In an incredible photograph, William – who has been supported throughout his treatment by his elder sister Layla, ten – even built his own version of a scanner out of Lego bricks almost two years before he was given the ‘Little Linac’ kit.
Paul said: “This kit is brilliant for familiarisation of the machine. You can move the head of the machine, William can look at it and say ‘oh that is what I do.'”
William’s mother Laura said the more the kits can “normalise” using the scanner, the better for children.
Laura added: “The team at Leeds Children’s Hospital have been amazing. He managed the treatment mostly due to the treatment he received here.
“It made him familiar with the machines, playing with the Linac kits, everything.”
Paul said the preparation work has made his son’s experience easier to deal with.
William incredibly underwent scans in America without general anaesthetic due to his preparation at Leeds Children’s Hospital – becoming one of the youngest patients to do so in the USA.
The ‘Little Linac’ project is being rolled out to every children’s radiotherapy centre across the country.
Every year between 1,500 and 1,700 children under the age of 16 develop cancer in the UK.
The Little Linac project was the brainchild of Professor David Brettle when he was President of the Institute of Physics and Engineering in Medicine.
Professor Brettle, who is Head of Medical Physics and Engineering at Leeds Teaching Hospital Trust, said: “Toy bricks are every child’s favourite toy and are an ideal way to educate young patients about their treatment in a way that is designed to reduce their stress and anxiety, and so contribute to successful treatment sessions.
“After their treatment is over, my challenge to the children is to use the bricks to make something very different: a rocket, a rabbit, a robot, as part of their transition back to a more normal life.”
Professor Brettle spoke about how he originally came up with the concept of the kits.
He said: “About four years ago we built a larger mechanical version to give children to play to get over their anxiety.
“They are quite expensive to make so I went to a conference using model brick in a lecture I gave.

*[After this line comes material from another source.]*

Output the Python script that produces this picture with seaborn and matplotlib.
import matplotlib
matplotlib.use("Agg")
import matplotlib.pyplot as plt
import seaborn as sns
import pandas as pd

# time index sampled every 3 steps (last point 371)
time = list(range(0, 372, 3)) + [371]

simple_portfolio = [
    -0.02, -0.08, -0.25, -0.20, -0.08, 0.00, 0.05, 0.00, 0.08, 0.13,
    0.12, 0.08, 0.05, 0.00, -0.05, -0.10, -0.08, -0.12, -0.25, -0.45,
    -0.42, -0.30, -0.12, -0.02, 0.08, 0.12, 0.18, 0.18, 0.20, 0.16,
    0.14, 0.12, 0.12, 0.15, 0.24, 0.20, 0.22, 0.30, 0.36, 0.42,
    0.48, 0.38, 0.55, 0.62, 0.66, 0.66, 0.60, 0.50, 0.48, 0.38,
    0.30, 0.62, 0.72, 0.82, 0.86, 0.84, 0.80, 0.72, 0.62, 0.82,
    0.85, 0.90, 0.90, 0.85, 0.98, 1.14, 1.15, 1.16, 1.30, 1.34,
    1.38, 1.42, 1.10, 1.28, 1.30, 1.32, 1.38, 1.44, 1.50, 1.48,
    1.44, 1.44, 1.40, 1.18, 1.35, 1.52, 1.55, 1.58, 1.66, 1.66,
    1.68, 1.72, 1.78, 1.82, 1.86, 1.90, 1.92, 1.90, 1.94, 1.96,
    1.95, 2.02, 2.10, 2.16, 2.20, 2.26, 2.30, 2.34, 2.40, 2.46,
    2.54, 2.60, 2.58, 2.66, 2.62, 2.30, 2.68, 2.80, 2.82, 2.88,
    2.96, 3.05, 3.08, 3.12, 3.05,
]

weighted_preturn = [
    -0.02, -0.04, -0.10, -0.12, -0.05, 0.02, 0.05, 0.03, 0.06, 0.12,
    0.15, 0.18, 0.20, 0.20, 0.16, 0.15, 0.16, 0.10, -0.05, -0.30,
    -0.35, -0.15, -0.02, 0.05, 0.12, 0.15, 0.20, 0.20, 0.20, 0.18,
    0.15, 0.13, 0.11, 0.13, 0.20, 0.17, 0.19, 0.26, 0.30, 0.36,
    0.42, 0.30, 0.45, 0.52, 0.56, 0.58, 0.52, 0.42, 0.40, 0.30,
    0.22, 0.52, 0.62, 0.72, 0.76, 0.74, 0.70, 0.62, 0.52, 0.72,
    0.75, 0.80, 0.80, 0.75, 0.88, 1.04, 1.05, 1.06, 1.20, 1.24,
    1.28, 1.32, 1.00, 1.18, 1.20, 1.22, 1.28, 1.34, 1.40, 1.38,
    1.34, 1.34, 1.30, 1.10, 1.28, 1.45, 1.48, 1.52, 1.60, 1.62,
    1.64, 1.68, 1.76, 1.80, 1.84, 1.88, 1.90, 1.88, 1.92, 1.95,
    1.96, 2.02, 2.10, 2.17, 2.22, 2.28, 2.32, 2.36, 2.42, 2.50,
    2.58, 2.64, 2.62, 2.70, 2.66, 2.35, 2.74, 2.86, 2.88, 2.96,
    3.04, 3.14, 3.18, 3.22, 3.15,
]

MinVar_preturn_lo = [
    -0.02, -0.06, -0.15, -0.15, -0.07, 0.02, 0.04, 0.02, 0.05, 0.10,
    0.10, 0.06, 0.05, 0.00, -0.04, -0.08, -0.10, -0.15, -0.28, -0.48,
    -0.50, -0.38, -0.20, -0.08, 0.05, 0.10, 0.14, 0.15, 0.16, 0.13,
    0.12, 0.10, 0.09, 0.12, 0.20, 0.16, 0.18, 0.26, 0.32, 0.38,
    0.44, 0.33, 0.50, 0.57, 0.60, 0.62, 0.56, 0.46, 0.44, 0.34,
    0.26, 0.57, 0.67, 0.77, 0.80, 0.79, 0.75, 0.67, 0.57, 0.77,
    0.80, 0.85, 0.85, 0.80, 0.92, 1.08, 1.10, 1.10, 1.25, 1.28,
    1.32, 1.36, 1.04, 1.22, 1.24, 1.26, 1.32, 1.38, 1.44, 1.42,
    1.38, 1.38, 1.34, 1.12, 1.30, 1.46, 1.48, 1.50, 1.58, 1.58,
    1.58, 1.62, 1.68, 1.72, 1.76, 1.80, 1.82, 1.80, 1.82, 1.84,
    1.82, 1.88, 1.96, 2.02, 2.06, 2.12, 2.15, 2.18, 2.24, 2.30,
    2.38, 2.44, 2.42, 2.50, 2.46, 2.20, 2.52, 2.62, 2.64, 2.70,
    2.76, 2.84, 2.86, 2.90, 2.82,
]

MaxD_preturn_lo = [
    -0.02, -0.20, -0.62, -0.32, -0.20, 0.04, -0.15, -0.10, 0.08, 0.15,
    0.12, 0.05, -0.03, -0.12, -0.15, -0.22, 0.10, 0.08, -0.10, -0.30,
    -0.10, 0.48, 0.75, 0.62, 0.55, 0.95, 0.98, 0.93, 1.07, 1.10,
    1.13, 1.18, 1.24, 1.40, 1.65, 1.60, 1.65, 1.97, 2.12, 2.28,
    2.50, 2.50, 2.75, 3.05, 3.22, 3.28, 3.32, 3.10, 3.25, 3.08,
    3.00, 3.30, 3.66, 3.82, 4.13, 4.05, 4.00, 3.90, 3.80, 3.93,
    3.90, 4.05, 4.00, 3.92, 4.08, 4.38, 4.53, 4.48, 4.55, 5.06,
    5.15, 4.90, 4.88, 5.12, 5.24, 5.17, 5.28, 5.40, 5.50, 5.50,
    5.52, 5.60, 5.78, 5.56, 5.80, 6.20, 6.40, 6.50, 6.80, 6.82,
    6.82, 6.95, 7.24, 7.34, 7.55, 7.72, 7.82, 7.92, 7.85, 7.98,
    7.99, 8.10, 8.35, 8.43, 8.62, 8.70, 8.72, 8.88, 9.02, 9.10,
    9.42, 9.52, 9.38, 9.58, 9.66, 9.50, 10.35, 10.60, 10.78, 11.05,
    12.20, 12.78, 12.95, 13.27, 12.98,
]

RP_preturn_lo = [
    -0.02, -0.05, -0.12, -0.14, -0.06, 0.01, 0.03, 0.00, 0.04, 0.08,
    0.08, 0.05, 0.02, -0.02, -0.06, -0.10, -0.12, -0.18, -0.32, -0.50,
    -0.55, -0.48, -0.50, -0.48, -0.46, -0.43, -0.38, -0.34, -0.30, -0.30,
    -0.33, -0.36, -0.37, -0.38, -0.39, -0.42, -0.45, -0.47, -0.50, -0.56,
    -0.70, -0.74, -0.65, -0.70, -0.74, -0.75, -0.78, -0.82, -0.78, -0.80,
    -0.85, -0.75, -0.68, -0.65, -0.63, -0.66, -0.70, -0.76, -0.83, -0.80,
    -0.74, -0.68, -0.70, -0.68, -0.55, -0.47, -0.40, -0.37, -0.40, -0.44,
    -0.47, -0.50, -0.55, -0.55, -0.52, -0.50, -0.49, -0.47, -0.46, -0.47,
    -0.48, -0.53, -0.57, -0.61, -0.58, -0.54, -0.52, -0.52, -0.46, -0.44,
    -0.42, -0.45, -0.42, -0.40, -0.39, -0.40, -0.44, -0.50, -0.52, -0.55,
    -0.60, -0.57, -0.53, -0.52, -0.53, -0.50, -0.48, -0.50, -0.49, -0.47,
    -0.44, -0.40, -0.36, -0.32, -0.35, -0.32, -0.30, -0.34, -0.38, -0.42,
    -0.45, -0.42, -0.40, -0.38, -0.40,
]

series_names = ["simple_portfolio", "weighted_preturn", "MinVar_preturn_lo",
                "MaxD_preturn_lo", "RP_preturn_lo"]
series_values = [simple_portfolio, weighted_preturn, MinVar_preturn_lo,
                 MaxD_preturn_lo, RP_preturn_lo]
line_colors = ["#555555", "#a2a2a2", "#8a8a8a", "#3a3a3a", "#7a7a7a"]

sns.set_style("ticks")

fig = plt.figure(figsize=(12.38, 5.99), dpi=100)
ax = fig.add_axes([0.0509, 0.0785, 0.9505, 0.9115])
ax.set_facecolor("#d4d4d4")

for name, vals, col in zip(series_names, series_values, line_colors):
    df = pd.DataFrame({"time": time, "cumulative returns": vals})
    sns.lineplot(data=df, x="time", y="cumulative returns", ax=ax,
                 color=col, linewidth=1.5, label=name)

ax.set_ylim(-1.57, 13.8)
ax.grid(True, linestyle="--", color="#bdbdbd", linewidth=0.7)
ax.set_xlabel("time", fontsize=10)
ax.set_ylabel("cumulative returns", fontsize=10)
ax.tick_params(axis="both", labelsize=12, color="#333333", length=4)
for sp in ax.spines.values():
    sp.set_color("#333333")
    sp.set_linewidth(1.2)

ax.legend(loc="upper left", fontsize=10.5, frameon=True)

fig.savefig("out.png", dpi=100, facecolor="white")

“I thought hang on a minute, why don’t, instead of one expensive one, make lots of cheap ones.
“On the way home I thought of building a little Linac machine out of bricks.
“I got home, got my son to get the Lego out of the loft and built one on the kitchen table.
“It all went from there.”
Professor Brettle described the incredible difference in patients after using the kits.
He added: “When you can physically relate to what is going to happen to you it allows you to overcome your fears in advance.
“The way the machine moves, the look of it, these young patients are in for a very long period.
“I think play is an essential aspect of conquering their anxiety.”
The kits have been sent internationally as far as New Zealand and Peru and the planned future is a self-sufficient model.
Professor Brettle said: “For every one sold, two are given to children for free.
“We have already sold enough to be able to give every child [in the same position] one next year.”